• [Set task]: Reproduce the listing exactly, with no pictures in your copy.
------------------------------------
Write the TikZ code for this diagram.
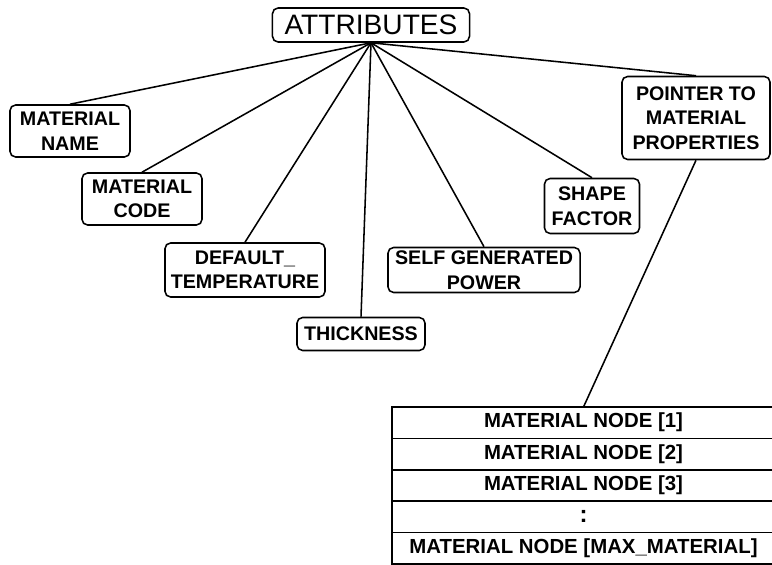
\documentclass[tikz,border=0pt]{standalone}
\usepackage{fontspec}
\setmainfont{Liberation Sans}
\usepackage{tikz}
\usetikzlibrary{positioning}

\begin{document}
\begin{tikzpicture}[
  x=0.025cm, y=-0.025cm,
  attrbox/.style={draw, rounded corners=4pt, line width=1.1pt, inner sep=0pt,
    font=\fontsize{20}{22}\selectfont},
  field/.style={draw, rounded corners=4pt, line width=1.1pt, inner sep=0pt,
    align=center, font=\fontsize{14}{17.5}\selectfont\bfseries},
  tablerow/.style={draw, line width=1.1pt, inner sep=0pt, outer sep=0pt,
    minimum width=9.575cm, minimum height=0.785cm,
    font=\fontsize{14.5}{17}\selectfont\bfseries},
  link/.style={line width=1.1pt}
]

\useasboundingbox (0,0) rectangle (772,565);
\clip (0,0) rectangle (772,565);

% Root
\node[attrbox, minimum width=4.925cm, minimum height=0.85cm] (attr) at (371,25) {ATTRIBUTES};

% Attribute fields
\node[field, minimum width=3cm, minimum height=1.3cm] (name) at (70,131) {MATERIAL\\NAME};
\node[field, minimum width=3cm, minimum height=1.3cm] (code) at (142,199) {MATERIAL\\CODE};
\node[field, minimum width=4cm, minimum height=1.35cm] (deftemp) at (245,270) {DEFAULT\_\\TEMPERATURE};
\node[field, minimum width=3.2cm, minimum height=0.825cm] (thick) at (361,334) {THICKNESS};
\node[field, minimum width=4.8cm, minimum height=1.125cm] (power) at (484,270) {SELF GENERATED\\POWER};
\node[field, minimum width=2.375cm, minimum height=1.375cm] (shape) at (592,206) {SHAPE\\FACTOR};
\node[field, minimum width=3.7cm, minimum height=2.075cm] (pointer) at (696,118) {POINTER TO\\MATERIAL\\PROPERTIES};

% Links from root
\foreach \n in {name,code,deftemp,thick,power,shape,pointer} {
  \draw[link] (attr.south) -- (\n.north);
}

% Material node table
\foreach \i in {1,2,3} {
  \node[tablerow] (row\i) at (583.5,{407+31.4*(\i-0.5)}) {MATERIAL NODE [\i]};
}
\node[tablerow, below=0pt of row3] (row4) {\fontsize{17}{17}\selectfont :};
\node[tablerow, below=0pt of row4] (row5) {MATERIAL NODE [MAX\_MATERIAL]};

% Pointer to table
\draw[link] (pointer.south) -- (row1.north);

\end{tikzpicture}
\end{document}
------------------------------------
• [Result of this task]:
Write the TikZ code for this diagram.
\documentclass[tikz,border=0pt]{standalone}
\usepackage{fontspec}
\setmainfont{Liberation Sans}
\usepackage{tikz}
\usetikzlibrary{positioning}

\begin{document}
\begin{tikzpicture}[
  x=0.025cm, y=-0.025cm,
  attrbox/.style={draw, rounded corners=4pt, line width=1.1pt, inner sep=0pt,
    font=\fontsize{20}{22}\selectfont},
  field/.style={draw, rounded corners=4pt, line width=1.1pt, inner sep=0pt,
    align=center, font=\fontsize{14}{17.5}\selectfont\bfseries},
  tablerow/.style={draw, line width=1.1pt, inner sep=0pt, outer sep=0pt,
    minimum width=9.575cm, minimum height=0.785cm,
    font=\fontsize{14.5}{17}\selectfont\bfseries},
  link/.style={line width=1.1pt}
]

\useasboundingbox (0,0) rectangle (772,565);
\clip (0,0) rectangle (772,565);

% Root
\node[attrbox, minimum width=4.925cm, minimum height=0.85cm] (attr) at (371,25) {ATTRIBUTES};

% Attribute fields
\node[field, minimum width=3cm, minimum height=1.3cm] (name) at (70,131) {MATERIAL\\NAME};
\node[field, minimum width=3cm, minimum height=1.3cm] (code) at (142,199) {MATERIAL\\CODE};
\node[field, minimum width=4cm, minimum height=1.35cm] (deftemp) at (245,270) {DEFAULT\_\\TEMPERATURE};
\node[field, minimum width=3.2cm, minimum height=0.825cm] (thick) at (361,334) {THICKNESS};
\node[field, minimum width=4.8cm, minimum height=1.125cm] (power) at (484,270) {SELF GENERATED\\POWER};
\node[field, minimum width=2.375cm, minimum height=1.375cm] (shape) at (592,206) {SHAPE\\FACTOR};
\node[field, minimum width=3.7cm, minimum height=2.075cm] (pointer) at (696,118) {POINTER TO\\MATERIAL\\PROPERTIES};

% Links from root
\foreach \n in {name,code,deftemp,thick,power,shape,pointer} {
  \draw[link] (attr.south) -- (\n.north);
}

% Material node table
\foreach \i in {1,2,3} {
  \node[tablerow] (row\i) at (583.5,{407+31.4*(\i-0.5)}) {MATERIAL NODE [\i]};
}
\node[tablerow, below=0pt of row3] (row4) {\fontsize{17}{17}\selectfont :};
\node[tablerow, below=0pt of row4] (row5) {MATERIAL NODE [MAX\_MATERIAL]};

% Pointer to table
\draw[link] (pointer.south) -- (row1.north);

\end{tikzpicture}
\end{document}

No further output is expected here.